Abstract

Abstract: In this paper, we follow Jelena Savić, the only Romani critical race theoretician, poet, and decolonial activist in Serbia in her call for unpacking the colonial legacy and whiteness behind the feminist politics. Accordingly, we trace the historical trajectory through which whiteness has been introduced into and became paradigmatic of specific post-Yugoslav Serbian feminist activism and theories. In line with Savić’s critique of the feminist politics in Serbia, we identify two types of gadji (non-Roma European) feminism(s): gadji saviorism and gadji performative solidarity . In the first section we outline the notion of gadji saviorism as an optics perceiving Roma women as victims of the purportedly backward Romani way of life and the supposed inherent poverty from which Roma women need to be “saved” or “uplifted” by the enlightened Eurocentric culture(s). We point both to similarities and differences between colonial-state antiziganist subjugation of Roma women and children in the Austro-Hungarian empire/kingdom and the contemporary Serbian feminist “savior politics” aligned with transnational European and national Serbian policies.
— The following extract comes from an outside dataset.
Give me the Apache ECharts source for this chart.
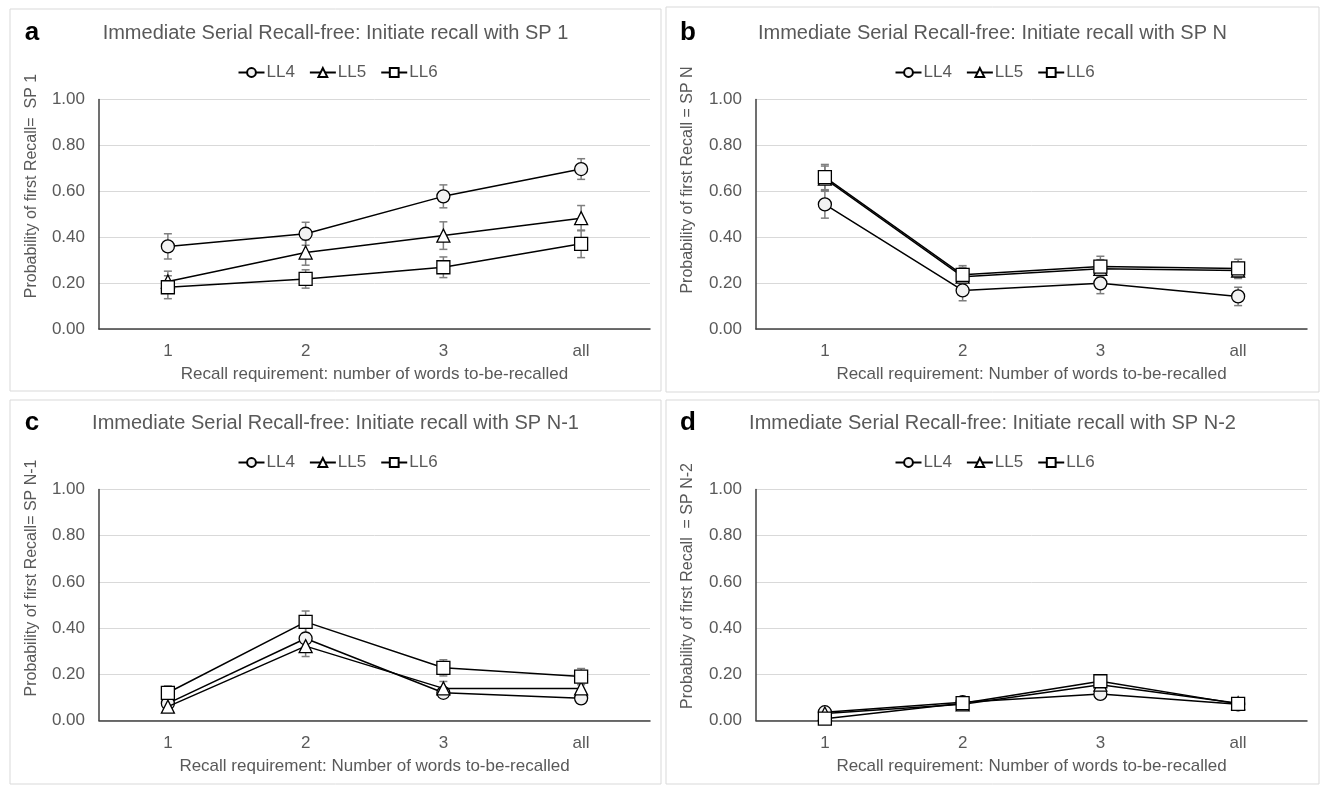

In the second section, we look at the (post)socialist genealogies behind the concept which Savić identified as white feminist “performative solidarity” and its race-blind approach to both feminism and solidarity based on its (self)conflation with the ideology of “sisterhood and unity”. Our research shows how these ideas nested in the Serbian feminist scene following the fall of socialism and the end of Cold War.